As such, there will be no known local Roma on hand Thursday to bear witness. Archived testimonies gathered in Europe will be read. The Romani activist and Harvard scholar Margareta Matache will talk. And there will be a chance for those in the audience to ask questions or make comments. (Fogg said that one year, a Jewish survivor of Auschwitz recounted how he witnessed the liquidation of the Roma from his barracks.)

There are survivors of the Romani genocide living in Canada, said Savic, but many have hidden their heritage and kept their trauma secret. Official census data counts about 5,000 Roma in Canada, the first having arrived in the early 1900s, but Savic said the number is more like 80,000 to 100,000 because people are afraid to identify themselves.

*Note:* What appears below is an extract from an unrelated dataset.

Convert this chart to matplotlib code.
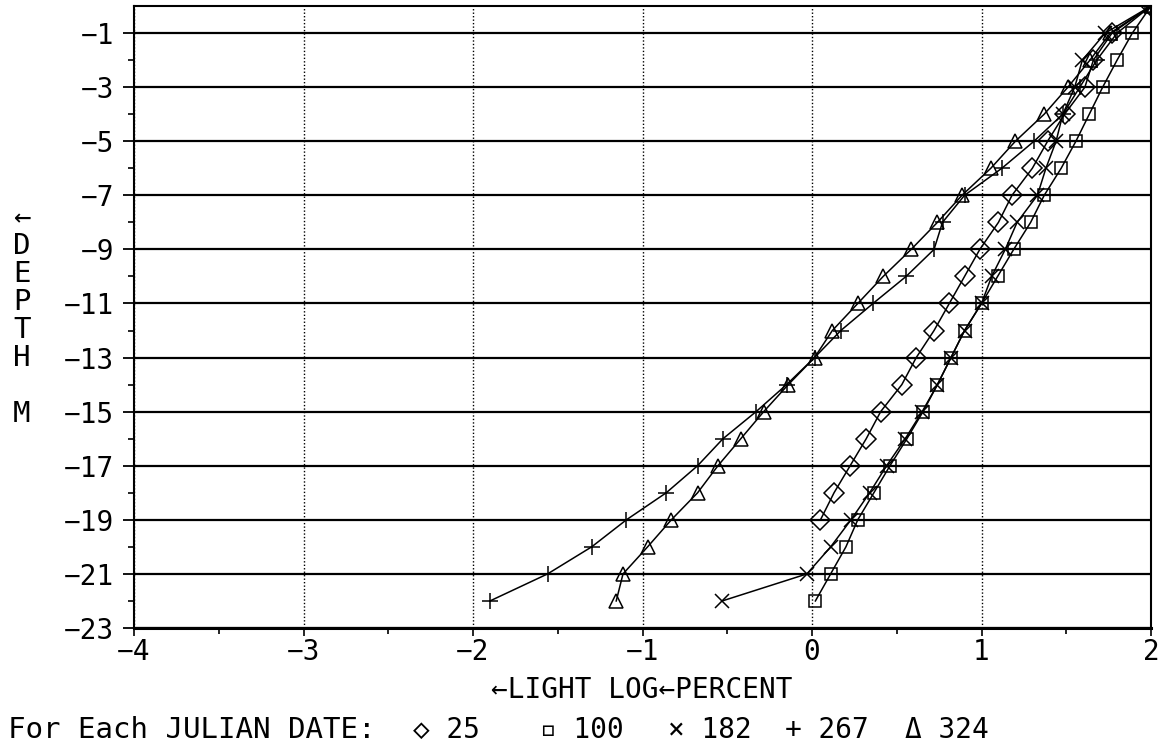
import matplotlib
matplotlib.use("Agg")
import matplotlib.pyplot as plt
import numpy as np

# -----------------------------------------------
# values
# -----------------------------------------------
depth_25 = [0, -1, -2, -3, -4, -5, -6, -7, -8, -9, -10, -11, -12, -13, -14, -15, -16, -17, -18, -19]
light_25 = [2.0, 1.77, 1.66, 1.61, 1.49, 1.39, 1.30, 1.18, 1.10, 0.99, 0.90, 0.81, 0.72, 0.615,
            0.53, 0.405, 0.32, 0.225, 0.13, 0.05]

depth_all = [0, -1, -2, -3, -4, -5, -6, -7, -8, -9, -10, -11, -12, -13, -14, -15, -16, -17, -18,
             -19, -20, -21, -22]
light_100 = [2.0, 1.89, 1.80, 1.715, 1.636, 1.557, 1.47, 1.37, 1.29, 1.19, 1.095, 1.0, 0.90, 0.82,
             0.74, 0.655, 0.56, 0.46, 0.365, 0.27, 0.20, 0.11, 0.02]
light_182 = [2.0, 1.73, 1.595, 1.55, 1.48, 1.44, 1.38, 1.33, 1.21, 1.14, 1.06, 1.0, 0.90, 0.82,
             0.74, 0.65, 0.55, 0.44, 0.34, 0.23, 0.11, -0.03, -0.53]
light_267 = [2.0, 1.80, 1.68, 1.58, 1.48, 1.31, 1.12, 0.90, 0.77, 0.72, 0.555, 0.36, 0.17, 0.015,
             -0.15, -0.33, -0.525, -0.675, -0.86, -1.095, -1.30, -1.56, -1.90]
light_324 = [2.0, 1.76, 1.64, 1.51, 1.37, 1.20, 1.055, 0.885, 0.74, 0.585, 0.42, 0.27, 0.12, 0.015,
             -0.14, -0.285, -0.42, -0.555, -0.675, -0.83, -0.97, -1.115, -1.155]

y_ticks = list(range(-23, 0, 2))
x_ticks = [-4, -3, -2, -1, 0, 1, 2]
legend_items = [("\u25c7", "25"), ("\u25ab", "100"), ("\u00d7", "182"), ("+", "267"), ("\u0394", "324")]

# -----------------------------------------------
# figure
# -----------------------------------------------
W, H = 1161, 749
fig = plt.figure(figsize=(W / 100, H / 100), dpi=100)
fam = ['DejaVu Sans Mono', 'DejaVu Sans']

ax = fig.add_axes([134 / W, 1 - 628 / H, (1151 - 134) / W, (628 - 6) / H])

line_kw = dict(color='black', lw=1.1, mfc='none', mec='black', mew=1.1)
ax.plot(light_25, depth_25, marker='D', ms=10, **line_kw)
ax.plot(light_100, depth_all, marker='s', ms=9, **line_kw)
ax.plot(light_182, depth_all, marker='x', ms=10, **line_kw)
ax.plot(light_267, depth_all, marker='+', ms=12, **line_kw)
ax.plot(light_324, depth_all, marker='^', ms=10, **line_kw)

ax.set_xlim(-4, 2)
ax.set_ylim(-23, 0)
ax.set_xticks(x_ticks)
ax.set_xticks(np.arange(-3.5, 2, 1.0), minor=True)
ax.set_yticks(y_ticks)
ax.set_yticks(list(range(-22, 0, 2)), minor=True)

# grid: solid horizontals at odd depths, dotted verticals at whole numbers
ax.grid(axis='y', which='major', color='black', lw=1.6, ls='-')
ax.grid(axis='x', which='major', color='black', lw=1.0, ls=(0, (1, 1.5)))

for s in ax.spines.values():
    s.set_linewidth(1.5)
ax.spines['bottom'].set_linewidth(2.2)

ax.tick_params(axis='y', which='major', direction='out', length=8, width=1.3, pad=6)
ax.tick_params(axis='y', which='minor', direction='out', length=4, width=1.2)
ax.tick_params(axis='x', which='major', direction='out', length=6, width=1.2, pad=1)
ax.tick_params(axis='x', which='minor', direction='out', length=4, width=1.2)
for lab in ax.get_xticklabels() + ax.get_yticklabels():
    lab.set_family(fam)
    lab.set_fontsize(20)

# x label
fig.text(642 / W, 1 - 690 / H, "\u2190LIGHT LOG\u2190PERCENT", family=fam, fontsize=20,
         ha='center', va='center')

# stacked y label
ylab = ["\u2190", "D", "E", "P", "T", "H", "", "M"]
for i, ch in enumerate(ylab):
    fig.text(22 / W, 1 - (218 + i * 28) / H, ch, family=fam, fontsize=21,
             ha='center', va='center')

# legend line under the plot
fig.text(8 / W, 1 - 730 / H, "For Each JULIAN DATE:", family=fam, fontsize=21,
         ha='left', va='center')
leg_x = [413, 540, 668, 785, 905]
for (sym, lab), px in zip(legend_items, leg_x):
    fig.text(px / W, 1 - 730 / H, sym + " " + lab, family=fam, fontsize=20,
             ha='left', va='center')

plt.savefig("out.png", dpi=100)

“This year it’s going to be 75 years since Aug. 2 and it’s shocking that there’s still so much we don’t know,” said Dafina Savic, founder of the Montreal-based human rights group Romanipe. DAVE SIDAWAY / MONTREAL GAZETTE

After one of the previous memorials, Savic was contacted by a woman who had survived the Porrajmos.

“She called me and she was crying on the phone. She said: ‘This is the first time I’ve ever said that I’m a survivor.’ She’d never told her story,” Savic recalled. “She asked me not even to tell her name. … She was telling me she has friends of hers she knows are survivors as well, but she asked them if they would even be willing to come to the commemoration and they’re still scared to do that.”

Unfortunately, Savic never managed to collect the woman’s testimony. And she probably never will. The survivor was very old and sick and found talking about the past too traumatic. Savic has not been able to reach her in some time.

But she hopes growing awareness of the Romani genocide — internationally and in Canada — might encourage the dwindling number of remaining survivors to come forward and contribute to the understanding of the tragedy. A request to have the Romani genocide officially recognized was rejected by the former Conservative government in 2013. But there have been positive signs after a renewed effort by Romanipe, including a statement honouring the victims of the Porrajmos issued last Aug. 2.